Time: 1 hour (20 minutes active)
Makes: 4 to 6 servings
Four 2- to 3-inch wide sugar pumpkins (or one 6- to 7-inch wide pumpkin)
1 cup coconut milk
1 cup sugar
4 eggs
Wipe the pumpkins with a damp cloth to remove any dust or dirt.
Insert the tip of a sharp paring knife diagonally into the top of a pumpkin until it pierces through the skin and flesh and into the cavity. Make short cuts in a zigzag or hexagonal pattern and go around the stem in a circle to make a hole large enough to insert a teaspoon (1 1/2 to 2 inches in diameter). With a smaller pumpkin, it might be easier just to slice the top off straight across. Repeat with the remaining pumpkins.
Lift off the lid and scrape out the seeds and stringy bits with a teaspoon.
Set up your steamer.
Fill the steamer pan half full of water and bring to a rolling boil over high heat. Reduce the heat to medium until you are ready to steam.
In a medium bowl, whisk the sugar and coconut milk together. Crack the eggs into the bowl and whisk until just incorporated. Place the pumpkins in the top tier of your steamer with the pumpkin lids on the side. Using a ladle, carefully pour equal amounts of custard into each pumpkin cavity until only about three quarters full since the custard will rise and pouf up beyond the hole. Try not to spill any custard over the sides of the pumpkins. If you do, wipe it clean with a damp cloth.

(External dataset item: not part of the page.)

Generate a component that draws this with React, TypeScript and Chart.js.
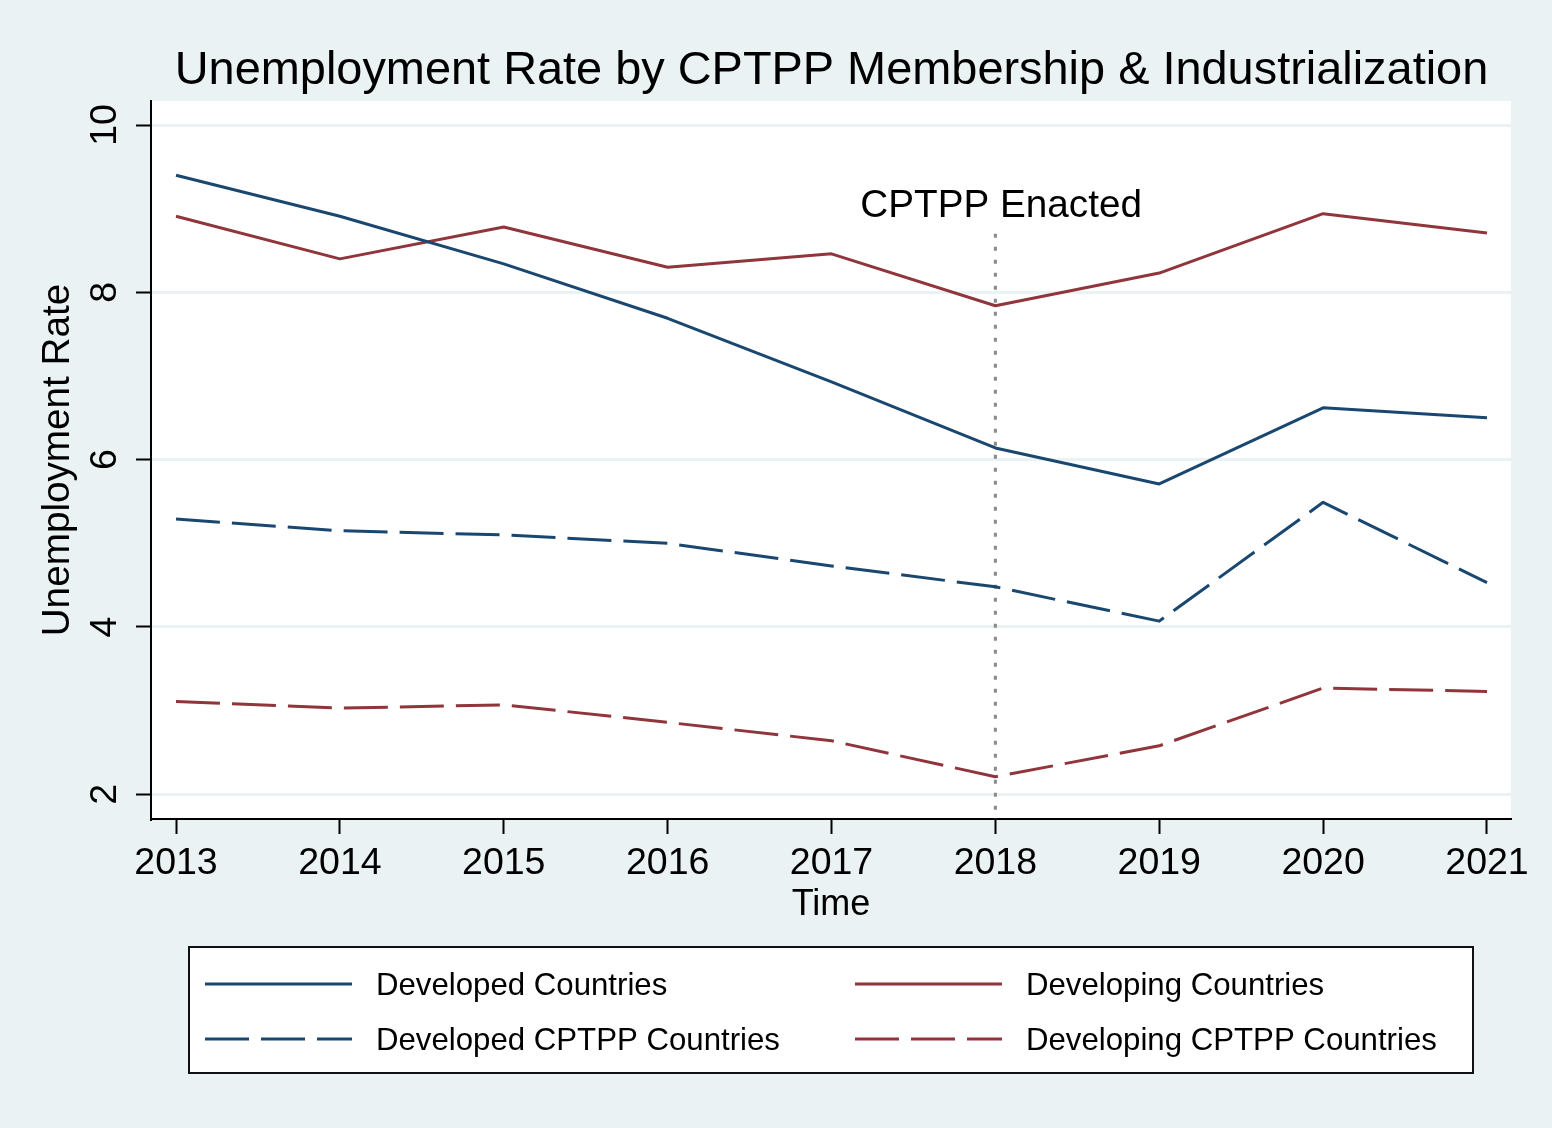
import React, { useEffect, useRef } from "react";
import { Chart, registerables } from "chart.js";

Chart.register(...registerables);

// ---------------- data ----------------
const years = [2013, 2014, 2015, 2016, 2017, 2018, 2019, 2020, 2021];
const developed = [9.4, 8.91, 8.34, 7.69, 6.93, 6.14, 5.71, 6.62, 6.5];
const developing = [8.91, 8.4, 8.78, 8.3, 8.46, 7.84, 8.23, 8.94, 8.71];
const developedCptpp = [5.29, 5.15, 5.1, 5.0, 4.73, 4.48, 4.07, 5.49, 4.53];
const developingCptpp = [3.11, 3.03, 3.07, 2.86, 2.64, 2.21, 2.58, 3.27, 3.23];

const seriesLabels = [
  "Developed Countries",
  "Developing Countries",
  "Developed CPTPP Countries",
  "Developing CPTPP Countries",
];
const yTickValues = [2, 4, 6, 8, 10];
const xTickValues = years;

const titleText = "Unemployment Rate by CPTPP Membership & Industrialization";
const xTitleText = "Time";
const yTitleText = "Unemployment Rate";

const enactYear = 2018;
const enactLineTop = 8.7;
const enactLabel = "CPTPP Enacted";
const enactLabelX = 2018.035;
const enactLabelY = 8.9;

// ---------------- styles ----------------
const FONT = "'Liberation Sans', Arial, Helvetica, sans-serif";
const NAVY = "#1a476f";
const MAROON = "#90353b";
const BG = "#eaf2f3";
const DASH = [44, 12];

const bgPlugin = {
  id: "bgPlugin",
  beforeDraw(chart: any) {
    const { ctx, chartArea } = chart;
    ctx.save();
    ctx.fillStyle = BG;
    ctx.fillRect(0, 0, chart.width, chart.height);
    ctx.fillStyle = "#ffffff";
    ctx.fillRect(
      chartArea.left,
      chartArea.top,
      chartArea.right - chartArea.left,
      chartArea.bottom - chartArea.top
    );
    ctx.restore();
  },
};

const enactPlugin = {
  id: "enactPlugin",
  beforeDatasetsDraw(chart: any) {
    const { ctx, scales, chartArea } = chart;
    const x = scales.x.getPixelForValue(enactYear);
    const yTop = scales.y.getPixelForValue(enactLineTop);
    ctx.save();
    ctx.strokeStyle = "#8a8a8a";
    ctx.lineWidth = 3;
    ctx.setLineDash([4, 9]);
    ctx.beginPath();
    ctx.moveTo(x, yTop);
    ctx.lineTo(x, chartArea.bottom);
    ctx.stroke();
    ctx.restore();
  },
  afterDraw(chart: any) {
    const { ctx, scales } = chart;
    ctx.save();
    ctx.fillStyle = "#000";
    ctx.font = `38.7px ${FONT}`;
    ctx.textAlign = "center";
    ctx.textBaseline = "alphabetic";
    ctx.fillText(
      enactLabel,
      scales.x.getPixelForValue(enactLabelX),
      scales.y.getPixelForValue(enactLabelY)
    );
    ctx.restore();
  },
};

const titlePlugin = {
  id: "titlePlugin",
  afterDraw(chart: any) {
    const { ctx, chartArea } = chart;
    ctx.save();
    ctx.fillStyle = "#000";
    ctx.font = `46.9px ${FONT}`;
    ctx.textAlign = "center";
    ctx.textBaseline = "alphabetic";
    ctx.fillText(titleText, (chartArea.left + chartArea.right) / 2 + 0.5, 84);
    ctx.restore();
  },
};

const legendPlugin = {
  id: "boxLegend",
  afterDraw(chart: any) {
    const { ctx } = chart;
    const box = { x: 189, y: 947, w: 1284, h: 126 };
    ctx.save();
    ctx.fillStyle = "#ffffff";
    ctx.fillRect(box.x, box.y, box.w, box.h);
    ctx.strokeStyle = "#111";
    ctx.lineWidth = 2;
    ctx.strokeRect(box.x, box.y, box.w, box.h);
    const colLineX = [205, 855];
    const lineLen = 147;
    const textGap = 24;
    const rowY = [984, 1039];
    chart.data.datasets.forEach((ds: any, i: number) => {
      const col = i % 2;
      const row = Math.floor(i / 2);
      const y = rowY[row];
      ctx.strokeStyle = ds.borderColor;
      ctx.lineWidth = 3;
      ctx.setLineDash(ds.borderDash || []);
      ctx.beginPath();
      ctx.moveTo(colLineX[col], y);
      ctx.lineTo(colLineX[col] + lineLen, y);
      ctx.stroke();
      ctx.setLineDash([]);
      ctx.fillStyle = "#000";
      ctx.font = `31.2px ${FONT}`;
      ctx.textAlign = "left";
      ctx.textBaseline = "middle";
      ctx.fillText(ds.label, colLineX[col] + lineLen + textGap, y + 2);
    });
    ctx.restore();
  },
};

function toPoints(values: number[]) {
  return years.map((yr, i) => ({ x: yr, y: values[i] }));
}

export default function App() {
  const canvasRef = useRef<HTMLCanvasElement | null>(null);

  useEffect(() => {
    const canvas = canvasRef.current;
    if (!canvas) return;
    const seriesValues = [developed, developing, developedCptpp, developingCptpp];
    const colors = [NAVY, MAROON, NAVY, MAROON];
    const dashes = [[], [], DASH, DASH];

    const chart = new Chart(canvas, {
      type: "line",
      data: {
        datasets: seriesValues.map((vals, i) => ({
          label: seriesLabels[i],
          data: toPoints(vals),
          borderColor: colors[i],
          backgroundColor: colors[i],
          borderWidth: 3,
          borderDash: dashes[i],
          pointRadius: 0,
          pointHoverRadius: 0,
          tension: 0,
          fill: false,
          borderJoinStyle: "round" as const,
        })),
      },
      plugins: [bgPlugin, enactPlugin, titlePlugin, legendPlugin],
      options: {
        animation: false,
        responsive: false,
        devicePixelRatio: 1,
        events: [],
        layout: {
          padding: { left: 0, top: 101, right: 41, bottom: 201 },
        },
        plugins: {
          legend: { display: false },
          title: { display: false },
          tooltip: { enabled: false },
        },
        scales: {
          x: {
            type: "linear",
            min: 2012.8474,
            max: 2021.1465,
            afterBuildTicks: (scale: any) => {
              scale.ticks = xTickValues.map((v) => ({ value: v }));
            },
            afterFit: (scale: any) => {
              scale.height = 108;
            },
            ticks: {
              color: "#000",
              font: { family: FONT, size: 37.5 },
              padding: 7,
              autoSkip: false,
              maxRotation: 0,
              minRotation: 0,
              callback: (v: any) => String(v),
            },
            grid: {
              drawOnChartArea: false,
              drawTicks: true,
              tickLength: 15,
              tickColor: "#000",
              tickWidth: 2,
            },
            border: { display: true, color: "#000", width: 2 },
            title: {
              display: true,
              text: xTitleText,
              color: "#000",
              font: { family: FONT, size: 36 },
              padding: { top: 0, bottom: 0 },
            },
          },
          y: {
            type: "linear",
            min: 1.705,
            max: 10.287,
            afterBuildTicks: (scale: any) => {
              scale.ticks = yTickValues.map((v) => ({ value: v }));
            },
            afterFit: (scale: any) => {
              scale.width = 151;
            },
            ticks: {
              color: "#000",
              font: { family: FONT, size: 37.5 },
              padding: 9,
              minRotation: 90,
              maxRotation: 90,
              crossAlign: "center",
              autoSkip: false,
              callback: (v: any) => String(v),
            },
            grid: {
              drawOnChartArea: true,
              color: BG,
              lineWidth: 3,
              drawTicks: true,
              tickLength: 15,
              tickColor: "#000",
              tickWidth: 2,
            },
            border: { display: true, color: "#000", width: 2 },
            title: {
              display: true,
              text: yTitleText,
              color: "#000",
              font: { family: FONT, size: 38.7 },
              padding: { top: 35, bottom: 0 },
            },
          },
        },
      } as any,
    });

    return () => {
      chart.destroy();
    };
  }, []);

  return (
    <div
      style={{
        position: "absolute",
        left: 0,
        top: 0,
        width: 1552,
        height: 1128,
        background: BG,
      }}
    >
      <canvas
        ref={canvasRef}
        width={1552}
        height={1128}
        style={{ width: 1552, height: 1128, display: "block" }}
      />
    </div>
  );
}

Return the water in the steamer to a rolling boil. Set the steamer basket or rack on top of the steamer pan. Cover and steam over medium heat for 30 to 35 minutes (UPDATE: If using larger pumpkins, steam for 1 1/4 to 1 1/2 hours). The custard is set when it doesn’t jiggle when shaken and a knife inserted into the center comes out clean. Don’t steam for more than 45 minutes or the pumpkin will fall apart.

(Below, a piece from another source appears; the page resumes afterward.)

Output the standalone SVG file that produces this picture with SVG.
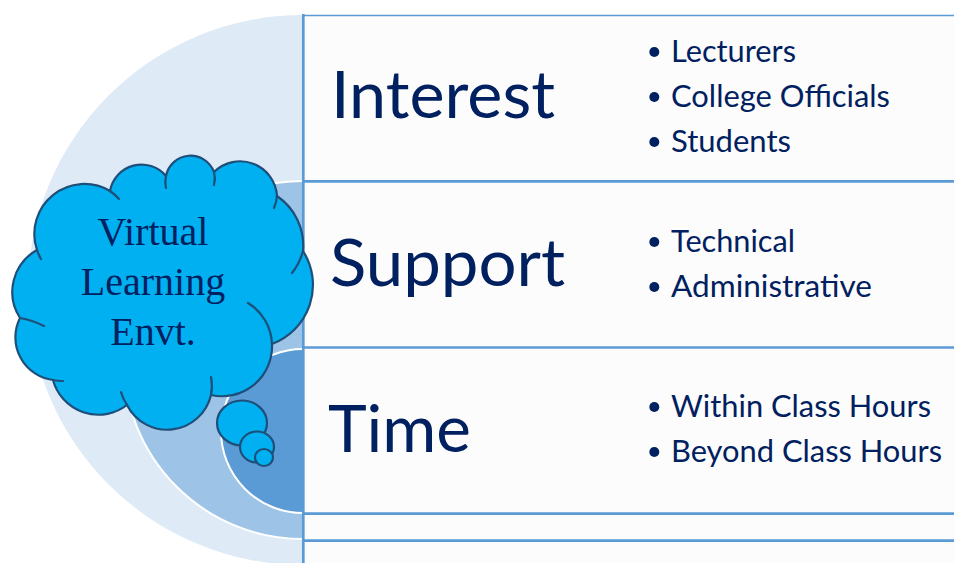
<svg xmlns="http://www.w3.org/2000/svg" width="954" height="563" viewBox="0 0 954 563">
<style>
.big{font-family:Lato,"Open Sans",sans-serif;font-size:66px;fill:#002060}
.item{font-family:Lato,"Open Sans",sans-serif;font-size:30px;fill:#002060}
.bul{fill:#002060}
.rule{stroke:#5b9bd5;stroke-width:2.7;fill:none}
.cloud{fill:#00b0f0;stroke:#1f4e79;stroke-width:2.2}
.tick{fill:none;stroke:#1f4e79;stroke-width:2.2;stroke-linecap:round}
.ctext{font-family:"Liberation Serif","Times New Roman",serif;font-size:40px;fill:#002060;text-anchor:middle}
</style>
<rect width="954" height="563" fill="#ffffff"/>
<g id="target">
<circle cx="303" cy="290" r="275" fill="#deebf7"/>
<circle cx="303" cy="360" r="179" fill="#9dc3e6" stroke="#ffffff" stroke-width="2"/>
<circle cx="303" cy="431" r="82" fill="#5b9bd5" stroke="#ffffff" stroke-width="2"/>
</g>
<rect x="303" y="15" width="651" height="548" fill="#fcfcfc"/>
<g id="connectors">
<line class="rule" x1="303.3" y1="14" x2="303.3" y2="563"/>
<line class="rule" x1="303" y1="15.5" x2="954" y2="15.5" style="stroke-width:1.6"/>
<line class="rule" x1="303" y1="181.3" x2="954" y2="181.3"/>
<line class="rule" x1="303" y1="347.5" x2="954" y2="347.5"/>
<line class="rule" x1="303" y1="513.7" x2="954" y2="513.7"/>
<line class="rule" x1="303" y1="540.7" x2="954" y2="540.7"/>
</g>
<g id="row-interest">
<text class="big" x="331" y="118" textLength="224" lengthAdjust="spacingAndGlyphs">Interest</text>
<circle class="bul" cx="654.3" cy="52" r="5"/>
<text class="item" x="671" y="62" textLength="125" lengthAdjust="spacingAndGlyphs">Lecturers</text>
<circle class="bul" cx="654.3" cy="97" r="5"/>
<text class="item" x="671" y="107" textLength="219" lengthAdjust="spacingAndGlyphs">College Officials</text>
<circle class="bul" cx="654.3" cy="142" r="5"/>
<text class="item" x="671" y="152" textLength="120" lengthAdjust="spacingAndGlyphs">Students</text>
</g>
<g id="row-support">
<text class="big" x="330" y="286" textLength="235" lengthAdjust="spacingAndGlyphs">Support</text>
<circle class="bul" cx="654.3" cy="242" r="5"/>
<text class="item" x="671" y="252" textLength="124" lengthAdjust="spacingAndGlyphs">Technical</text>
<circle class="bul" cx="654.3" cy="287" r="5"/>
<text class="item" x="671" y="297" textLength="201" lengthAdjust="spacingAndGlyphs">Administrative</text>
</g>
<g id="row-time">
<text class="big" x="328" y="452" textLength="143" lengthAdjust="spacingAndGlyphs">Time</text>
<circle class="bul" cx="654.3" cy="407" r="5"/>
<text class="item" x="671" y="417" textLength="260" lengthAdjust="spacingAndGlyphs">Within Class Hours</text>
<circle class="bul" cx="654.3" cy="452" r="5"/>
<text class="item" x="671" y="462" textLength="271" lengthAdjust="spacingAndGlyphs">Beyond Class Hours</text>
</g>
<g id="cloud">
<path class="cloud" d="M37,250 A50,50 0 0,1 110,191 A32,32 0 0,1 166,176 A25,25 0 0,1 214,172 A37,37 0 0,1 277,196 A60,60 0 0,1 303,251 A63,63 0 0,1 272,344 A50,50 0 0,1 211,395 A45,45 0 0,1 127,405 A47,47 0 0,1 53,380 A43,43 0 0,1 20,318 A48,48 0 0,1 37,250 Z"/>
<path class="tick" d="M110,191 A50,50 0 0,1 119,199"/>
<path class="tick" d="M166,188 A25,25 0 0,1 166,176"/>
<path class="tick" d="M214,172 A25,25 0 0,1 214,185"/>
<path class="tick" d="M277,196 A37,37 0 0,1 274,208"/>
<path class="tick" d="M303,251 A60,60 0 0,1 292,273"/>
<path class="tick" d="M248,303 A50,50 0 0,1 272,344"/>
<path class="tick" d="M211,377 A45,45 0 0,1 211,395"/>
<path class="tick" d="M127,405 A45,45 0 0,1 121,392"/>
<path class="tick" d="M63,381 A43,43 0 0,1 53,380"/>
<path class="tick" d="M20,318 Q32,320 44,326"/>
<path class="tick" d="M41,259 A50,50 0 0,1 37,250"/>
<ellipse class="cloud" cx="242" cy="423" rx="25" ry="22.5"/>
<ellipse class="cloud" cx="257" cy="447" rx="17" ry="15.5"/>
<ellipse class="cloud" cx="264" cy="457.5" rx="9" ry="8.5"/>
<text class="ctext" x="153" y="245">Virtual</text>
<text class="ctext" x="153" y="295">Learning</text>
<text class="ctext" x="153" y="345">Envt.</text>
</g>
</svg>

When done, turn off the heat and wait for the steam to subside before lifting the lid. Lift it away from you to prevent condensation from dripping onto the pumpkins, or scalding yourself. Carefully remove the pumpkins from the steamer and cool to room temperature. Refrigerate for 10 to 12 hours to let the custard firm up. Don’t worry if the custard falls a little.
Cut each pumpkin into 4 to 6 wedges and serve cold or warm (heat it up in the microwave). Use a spoon to scoop up some pumpkin flesh together with the custard, making sure you get a little of each with every bite.
Pat’s notes:
Instead of sugar pumpkins, any winter squash such as kabocha squash or acorn squash work just as well.